▸ GIVEN INFORMATION:
## begin
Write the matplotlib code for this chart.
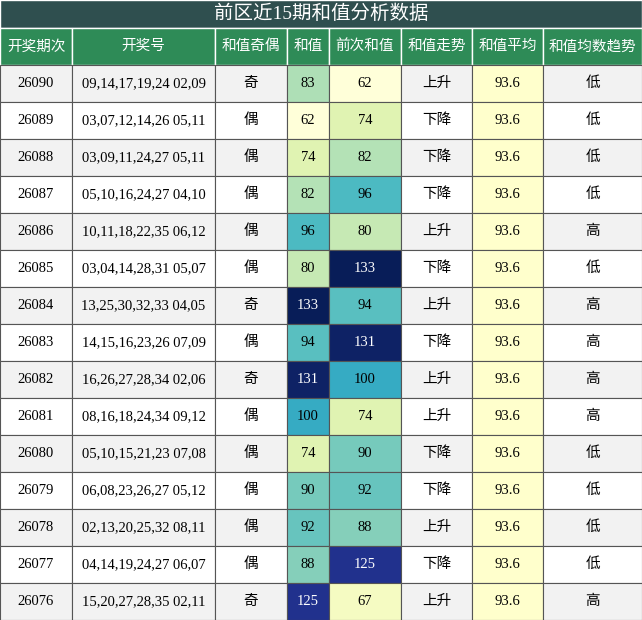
import matplotlib
matplotlib.use('Agg')
import matplotlib.pyplot as plt
from matplotlib.colors import Normalize
from matplotlib.patches import Rectangle

plt.rcParams['font.family'] = ['Liberation Serif', 'Noto Sans CJK SC', 'DejaVu Sans']

title = '前区近15期和值分析数据'
headers = ['开奖期次', '开奖号', '和值奇偶', '和值', '前次和值', '和值走势', '和值平均', '和值均数趋势']
periods = ['26090', '26089', '26088', '26087', '26086', '26085', '26084', '26083',
           '26082', '26081', '26080', '26079', '26078', '26077', '26076']
numbers = ['09,14,17,19,24 02,09', '03,07,12,14,26 05,11', '03,09,11,24,27 05,11',
           '05,10,16,24,27 04,10', '10,11,18,22,35 06,12', '03,04,14,28,31 05,07',
           '13,25,30,32,33 04,05', '14,15,16,23,26 07,09', '16,26,27,28,34 02,06',
           '08,16,18,24,34 09,12', '05,10,15,21,23 07,08', '06,08,23,26,27 05,12',
           '02,13,20,25,32 08,11', '04,14,19,24,27 06,07', '15,20,27,28,35 02,11']
parity = ['奇', '偶', '偶', '偶', '偶', '偶', '奇', '偶', '奇', '偶', '偶', '偶', '偶', '偶', '奇']
sums = [83, 62, 74, 82, 96, 80, 133, 94, 131, 100, 74, 90, 92, 88, 125]
prev_sums = [62, 74, 82, 96, 80, 133, 94, 131, 100, 74, 90, 92, 88, 125, 67]
trend = ['上升', '下降', '下降', '下降', '上升', '下降', '上升', '下降', '上升', '上升',
         '下降', '下降', '上升', '下降', '上升']
avg = 93.6
avg_trend = ['低', '低', '低', '低', '高', '低', '高', '高', '高', '高', '低', '低', '低', '低', '高']

W, H = 642, 620
col_edges = [0, 72, 215, 287, 329, 401, 472, 543, 642]
title_h, head_h = 28, 37
row_h = (H - title_h - head_h) / len(periods)

fig = plt.figure(figsize=(W / 100, H / 100), dpi=100)
ax = fig.add_axes([0, 0, 1, 1])
ax.set_xlim(0, W)
ax.set_ylim(H, 0)
ax.axis('off')

cmap = plt.get_cmap('YlGnBu')
norm = Normalize(min(sums + prev_sums), max(sums + prev_sums))

ax.add_patch(Rectangle((0, 0), W, title_h, facecolor='#2f4f4f', edgecolor='white', lw=1))
ax.text(W / 2, title_h / 2, title, color='white', fontsize=14, ha='center', va='center')

for j, h in enumerate(headers):
    x0, x1 = col_edges[j], col_edges[j + 1]
    ax.add_patch(Rectangle((x0, title_h), x1 - x0, head_h, facecolor='#2e8b57',
                           edgecolor='white', lw=1))
    ax.text((x0 + x1) / 2, title_h + head_h / 2, h, color='white', fontsize=10.5,
            ha='center', va='center')

for i in range(len(periods)):
    y0 = title_h + head_h + i * row_h
    base = '#f2f2f2' if i % 2 == 0 else 'white'
    cells = [periods[i], numbers[i], parity[i], str(sums[i]), str(prev_sums[i]),
             trend[i], f'{avg:.1f}', avg_trend[i]]
    for j, txt in enumerate(cells):
        x0, x1 = col_edges[j], col_edges[j + 1]
        fc, tc = base, 'black'
        if j in (3, 4):
            v = sums[i] if j == 3 else prev_sums[i]
            fc = cmap(norm(v))
            if norm(v) > 0.6:
                tc = 'white'
        elif j == 6:
            fc = '#ffffcc'
        ax.add_patch(Rectangle((x0, y0), x1 - x0, row_h, facecolor=fc,
                               edgecolor='#555555', lw=0.8))
        ax.text((x0 + x1) / 2, y0 + row_h / 2, txt, color=tc, fontsize=10.5,
                ha='center', va='center')

fig.savefig('out.png', dpi=100)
## end
Could the lines from the top of the material through the line with "plt.rcParams['font.family'] = ['Liberation" be repeated exactly, pictures left out?

▸ EXPECTED OUTPUT:
Write the matplotlib code for this chart.
import matplotlib
matplotlib.use('Agg')
import matplotlib.pyplot as plt
from matplotlib.colors import Normalize
from matplotlib.patches import Rectangle

plt.rcParams['font.family'] = ['Liberation Serif', 'Noto Sans CJK SC', 'DejaVu Sans']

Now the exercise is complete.